Economics – Naturally, a huge number of industries will be affected (in both positive and negative ways) by the removal of the driver from the car. Mechanics, car accessory shops, aftermarket workshops, driver-assistance technologies, garage builders, to name a few. Government road authorities will need to be able to identify and modify current road networks as required, to optimise for these cars (such as dedicated autonomous vehicle lanes). Insurance companies will need to account for a vastly reduced number of accidents.
Non-mapped environments / emergencies – If you’re travelling off-road, unless that route has been pre-mapped, chances are the system will not work well. If the environment has recently changed or there has been an emergency (like heavy winds / flooding) which has changed the roads, the system will fail. The autonomous car, as we currently know it, only works in a pre-mapped environment, that has predictable obstacles and accessible roads. The question is then, what happens if you need to gain manual control over the vehicle? Will there be a provision to do so, and will that ability be abused by people who aim to gain some kind of advantage?
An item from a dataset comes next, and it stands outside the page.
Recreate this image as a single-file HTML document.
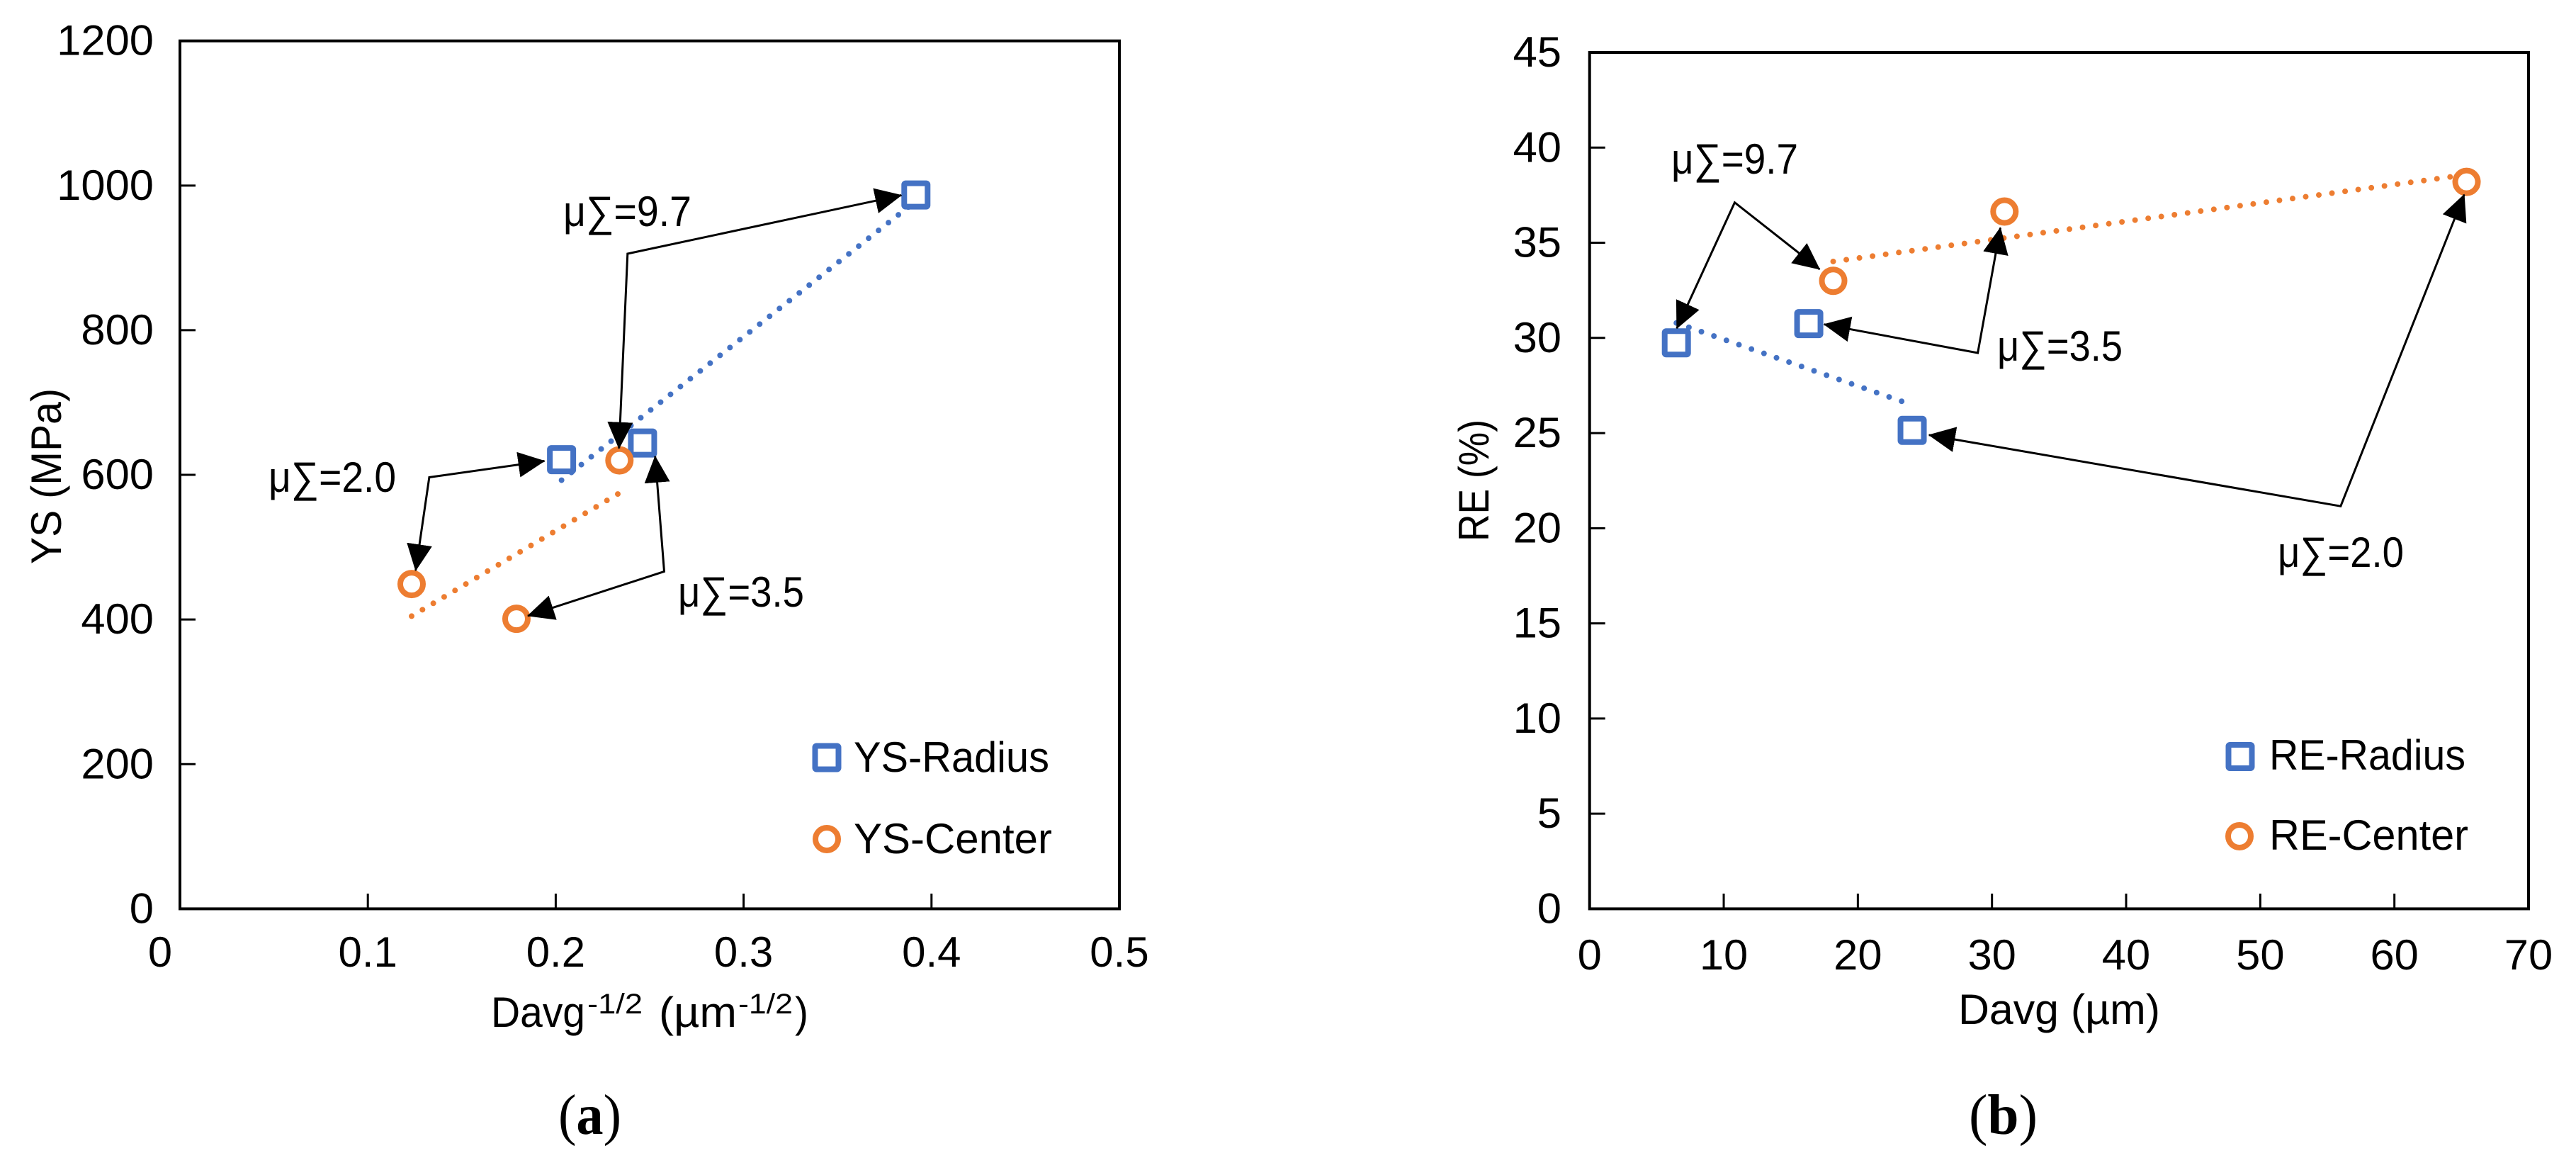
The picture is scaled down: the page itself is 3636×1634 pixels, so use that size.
<!DOCTYPE html>
<html lang="en">
<head>
<meta charset="utf-8">
<title>YS and RE versus grain size</title>
<style>
html,body{margin:0;padding:0;background:#fff;}
svg{display:block;}
text{font-family:"Liberation Sans",sans-serif;font-size:60px;fill:#000;}
.sup{font-size:40px;}
.cap{font-family:"Liberation Serif",serif;font-size:80px;}
.frame{fill:none;stroke:#000;stroke-width:4;}
.arrow{fill:none;stroke:#000;stroke-width:3;}
</style>
</head>
<body>
<svg id="figure" xmlns="http://www.w3.org/2000/svg" width="3636" height="1634" viewBox="0 0 3636 1634">
<defs>
<marker id="ah" markerUnits="userSpaceOnUse" markerWidth="42" markerHeight="38" refX="37" refY="18" orient="auto-start-reverse">
<path d="M0 0L38 18L0 36Z" fill="#000"/>
</marker>
</defs>
<rect width="3636" height="1634" fill="#fff"/>

<g id="chart-a">
<rect class="frame" x="254" y="57.7" width="1326" height="1224.7"/>
<g id="ticks-a"></g>
<g id="trends-a"></g>
<g id="marks-a"></g>
<text transform="translate(86 796) rotate(-90)" textLength="248" lengthAdjust="spacingAndGlyphs">YS (MPa)</text>
<g>
<text x="693" y="1449" textLength="133" lengthAdjust="spacingAndGlyphs">Davg</text>
<text class="sup" x="829" y="1430" textLength="78" lengthAdjust="spacingAndGlyphs">-1/2</text>
<text x="930" y="1449" textLength="110" lengthAdjust="spacingAndGlyphs">(µm</text>
<text class="sup" x="1042" y="1430" textLength="77" lengthAdjust="spacingAndGlyphs">-1/2</text>
<text x="1122" y="1449" textLength="19" lengthAdjust="spacingAndGlyphs">)</text>
</g>
<g>
<text x="795" y="319" textLength="181" lengthAdjust="spacingAndGlyphs">μ∑=9.7</text>
<polyline class="arrow" points="1272.3,275.5 885.8,358 873.7,632.7" marker-start="url(#ah)" marker-end="url(#ah)"/>
</g>
<g>
<text x="379" y="694" textLength="180" lengthAdjust="spacingAndGlyphs">μ∑=2.0</text>
<polyline class="arrow" points="768.5,650.5 605.9,673.5 586.7,805" marker-start="url(#ah)" marker-end="url(#ah)"/>
</g>
<g>
<text x="957" y="856" textLength="178" lengthAdjust="spacingAndGlyphs">μ∑=3.5</text>
<polyline class="arrow" points="924.7,643.9 937.5,806.4 745,869" marker-start="url(#ah)" marker-end="url(#ah)"/>
</g>
<g>
<rect x="1150.5" y="1052.5" width="33" height="33" rx="2" fill="#fff" stroke="#4472C4" stroke-width="8"/>
<text x="1205" y="1089" textLength="276" lengthAdjust="spacingAndGlyphs">YS-Radius</text>
<circle cx="1167" cy="1184" r="16" fill="#fff" stroke="#ED7D31" stroke-width="8"/>
<text x="1205" y="1204" textLength="280" lengthAdjust="spacingAndGlyphs">YS-Center</text>
</g>
<text class="cap" x="788" y="1600" textLength="89" lengthAdjust="spacingAndGlyphs">(<tspan font-weight="bold">a</tspan>)</text>
</g>

<g id="chart-b">
<rect class="frame" x="2243.7" y="74" width="1325.3" height="1208.4"/>
<g id="ticks-b"></g>
<g id="trends-b"></g>
<g id="marks-b"></g>
<text transform="translate(2101 764) rotate(-90)" textLength="172" lengthAdjust="spacingAndGlyphs">RE (%)</text>
<text x="2764" y="1445" textLength="285" lengthAdjust="spacingAndGlyphs">Davg (µm)</text>
<g>
<text x="2359" y="245" textLength="179" lengthAdjust="spacingAndGlyphs">μ∑=9.7</text>
<polyline class="arrow" points="2366.8,463.3 2448.5,285.7 2568.4,380" marker-start="url(#ah)" marker-end="url(#ah)"/>
</g>
<g>
<text x="2819" y="509" textLength="177" lengthAdjust="spacingAndGlyphs">μ∑=3.5</text>
<polyline class="arrow" points="2574.7,457.7 2791.6,498 2823.5,321.4" marker-start="url(#ah)" marker-end="url(#ah)"/>
</g>
<g>
<text x="3215" y="800" textLength="178" lengthAdjust="spacingAndGlyphs">μ∑=2.0</text>
<polyline class="arrow" points="2722.7,613.8 3303.8,714.3 3478.2,274.5" marker-start="url(#ah)" marker-end="url(#ah)"/>
</g>
<g>
<rect x="3145.5" y="1051" width="33" height="33" rx="2" fill="#fff" stroke="#4472C4" stroke-width="8"/>
<text x="3203" y="1086" textLength="277" lengthAdjust="spacingAndGlyphs">RE-Radius</text>
<circle cx="3161" cy="1180" r="16" fill="#fff" stroke="#ED7D31" stroke-width="8"/>
<text x="3203" y="1199" textLength="281" lengthAdjust="spacingAndGlyphs">RE-Center</text>
</g>
<text class="cap" x="2779" y="1600" textLength="97" lengthAdjust="spacingAndGlyphs">(<tspan font-weight="bold">b</tspan>)</text>
</g>
</svg>

<script>
// Panel (a) data
const ysXTicks = [0, 0.1, 0.2, 0.3, 0.4, 0.5];
const ysXTickLabels = ['0', '0.1', '0.2', '0.3', '0.4', '0.5'];
const ysYTicks = [0, 200, 400, 600, 800, 1000, 1200];
const ysYTickLabels = ['0', '200', '400', '600', '800', '1000', '1200'];
const ysRadiusX = [0.2031, 0.2462, 0.3917];
const ysRadiusY = [621, 644, 987];
const ysCenterX = [0.1233, 0.1791, 0.2339];
const ysCenterY = [449, 401, 620];

// Panel (b) data
const reXTicks = [0, 10, 20, 30, 40, 50, 60, 70];
const reXTickLabels = ['0', '10', '20', '30', '40', '50', '60', '70'];
const reYTicks = [0, 5, 10, 15, 20, 25, 30, 35, 40, 45];
const reYTickLabels = ['0', '5', '10', '15', '20', '25', '30', '35', '40', '45'];
const reRadiusX = [6.47, 16.34, 24.05];
const reRadiusY = [29.74, 30.75, 25.14];
const reCenterX = [18.16, 30.93, 65.38];
const reCenterY = [33.0, 36.64, 38.2];

const NS = 'http://www.w3.org/2000/svg';
const BLUE = '#4472C4';
const ORANGE = '#ED7D31';

function linear(d0, d1, r0, r1) {
  return function (v) { return r0 + (v - d0) * (r1 - r0) / (d1 - d0); };
}
function labelWidth(s) {
  let w = 0;
  for (const c of s) { w += c === '.' ? 15 : 34.2; }
  return w;
}
function fit(xs, ys) {
  const n = xs.length;
  const mx = xs.reduce(function (a, b) { return a + b; }, 0) / n;
  const my = ys.reduce(function (a, b) { return a + b; }, 0) / n;
  let sxy = 0, sxx = 0;
  xs.forEach(function (x, i) { sxy += (x - mx) * (ys[i] - my); sxx += (x - mx) * (x - mx); });
  const slope = sxy / sxx;
  return function (x) { return my + slope * (x - mx); };
}

function drawAxes(group, xScale, yScale, xTicks, xLabels, yTicks, yLabels, opts) {
  xTicks.forEach(function (v, i) {
    const px = xScale(v);
    if (i > 0 && i < xTicks.length - 1) {
      const l = document.createElementNS(NS, 'line');
      
      
      l.setAttribute('x1', px); l.setAttribute('x2', px);
      l.setAttribute('y1', opts.bottom); l.setAttribute('y2', opts.bottom - 21.5);
      l.setAttribute('stroke', '#000'); l.setAttribute('stroke-width', 3);
      group.appendChild(l);
    }
    const t = document.createElementNS(NS, 'text');
    
    
    t.setAttribute('x', i === 0 ? px + opts.zeroShift : px);
    t.setAttribute('y', opts.xBase);
    t.setAttribute('text-anchor', 'middle');
    t.setAttribute('textLength', labelWidth(xLabels[i]));
    t.setAttribute('lengthAdjust', 'spacingAndGlyphs');
    t.textContent = xLabels[i];
    group.appendChild(t);
  });
  yTicks.forEach(function (v, i) {
    const py = yScale(v);
    if (i > 0 && i < yTicks.length - 1) {
      const l = document.createElementNS(NS, 'line');
      
      
      l.setAttribute('x1', opts.left); l.setAttribute('x2', opts.left + 22);
      l.setAttribute('y1', py); l.setAttribute('y2', py);
      l.setAttribute('stroke', '#000'); l.setAttribute('stroke-width', 3);
      group.appendChild(l);
    }
    const t = document.createElementNS(NS, 'text');
    
    
    t.setAttribute('x', opts.yLabelRight);
    t.setAttribute('y', py + opts.yLabelDrop);
    t.setAttribute('text-anchor', 'end');
    t.setAttribute('textLength', labelWidth(yLabels[i]));
    t.setAttribute('lengthAdjust', 'spacingAndGlyphs');
    t.textContent = yLabels[i];
    group.appendChild(t);
  });
}

function drawTrend(group, xs, ys, xScale, yScale, color, gap, name) {
  const f = fit(xs, ys);
  const x0 = Math.min.apply(null, xs);
  const x1 = Math.max.apply(null, xs);
  const l = document.createElementNS(NS, 'line');
  
  
  l.setAttribute('x1', xScale(x0)); l.setAttribute('y1', yScale(f(x0)));
  l.setAttribute('x2', xScale(x1)); l.setAttribute('y2', yScale(f(x1)));
  l.setAttribute('stroke', color);
  l.setAttribute('stroke-width', 8);
  l.setAttribute('stroke-linecap', 'round');
  l.setAttribute('stroke-dasharray', '0 ' + gap);
  group.appendChild(l);
}

function drawSquares(group, xs, ys, xScale, yScale, name) {
  xs.forEach(function (x, i) {
    const r = document.createElementNS(NS, 'rect');
    
    
    r.setAttribute('x', xScale(x) - 16.5);
    r.setAttribute('y', yScale(ys[i]) - 16.5);
    r.setAttribute('width', 33);
    r.setAttribute('height', 33);
    r.setAttribute('rx', 2);
    r.setAttribute('fill', '#fff');
    r.setAttribute('stroke', BLUE);
    r.setAttribute('stroke-width', 8);
    group.appendChild(r);
  });
}

function drawCircles(group, xs, ys, xScale, yScale, name) {
  xs.forEach(function (x, i) {
    const c = document.createElementNS(NS, 'circle');
    
    
    c.setAttribute('cx', xScale(x));
    c.setAttribute('cy', yScale(ys[i]));
    c.setAttribute('r', 16);
    c.setAttribute('fill', '#fff');
    c.setAttribute('stroke', ORANGE);
    c.setAttribute('stroke-width', 8);
    group.appendChild(c);
  });
}

// Panel (a) axes
const xA = linear(0, 0.5, 254, 1580);
const yA = linear(0, 1200, 1282.4, 57.7);
drawAxes(document.getElementById('ticks-a'), xA, yA, ysXTicks, ysXTickLabels, ysYTicks, ysYTickLabels,
  { left: 254, bottom: 1282.4, xBase: 1364, yLabelRight: 217, yLabelDrop: 20, zeroShift: -28 });
const trendsA = document.getElementById('trends-a');
drawTrend(trendsA, ysRadiusX, ysRadiusY, xA, yA, BLUE, 17.8, 'trendline-ys-radius');
drawTrend(trendsA, ysCenterX, ysCenterY, xA, yA, ORANGE, 17.8, 'trendline-ys-center');
const marksA = document.getElementById('marks-a');
drawSquares(marksA, ysRadiusX, ysRadiusY, xA, yA, 'point-ys-radius');
drawCircles(marksA, ysCenterX, ysCenterY, xA, yA, 'point-ys-center');

// Panel (b) axes
const xB = linear(0, 70, 2243.7, 3569);
const yB = linear(0, 45, 1282.4, 74);
drawAxes(document.getElementById('ticks-b'), xB, yB, reXTicks, reXTickLabels, reYTicks, reYTickLabels,
  { left: 2243.7, bottom: 1282.4, xBase: 1368, yLabelRight: 2204, yLabelDrop: 20, zeroShift: 0 });
const trendsB = document.getElementById('trends-b');
drawTrend(trendsB, reRadiusX, reRadiusY, xB, yB, BLUE, 18.7, 'trendline-re-radius');
drawTrend(trendsB, reCenterX, reCenterY, xB, yB, ORANGE, 18.7, 'trendline-re-center');
const marksB = document.getElementById('marks-b');
drawSquares(marksB, reRadiusX, reRadiusY, xB, yB, 'point-re-radius');
drawCircles(marksB, reCenterX, reCenterY, xB, yB, 'point-re-center');
</script>
</body>
</html>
We’re still a solid 5-10 years away from commercially available completely self-driving cars, if not more. However, the benefits are clear and they are the future of our transportation (unless more accessible public transportation becomes the norm). Enthusiasts will change from lamenting the death of the manual transmission and internal combustion engines, to lamenting the death of driving as a daily part of our routine, but the writing is on the wall and we’ll all be better off for it.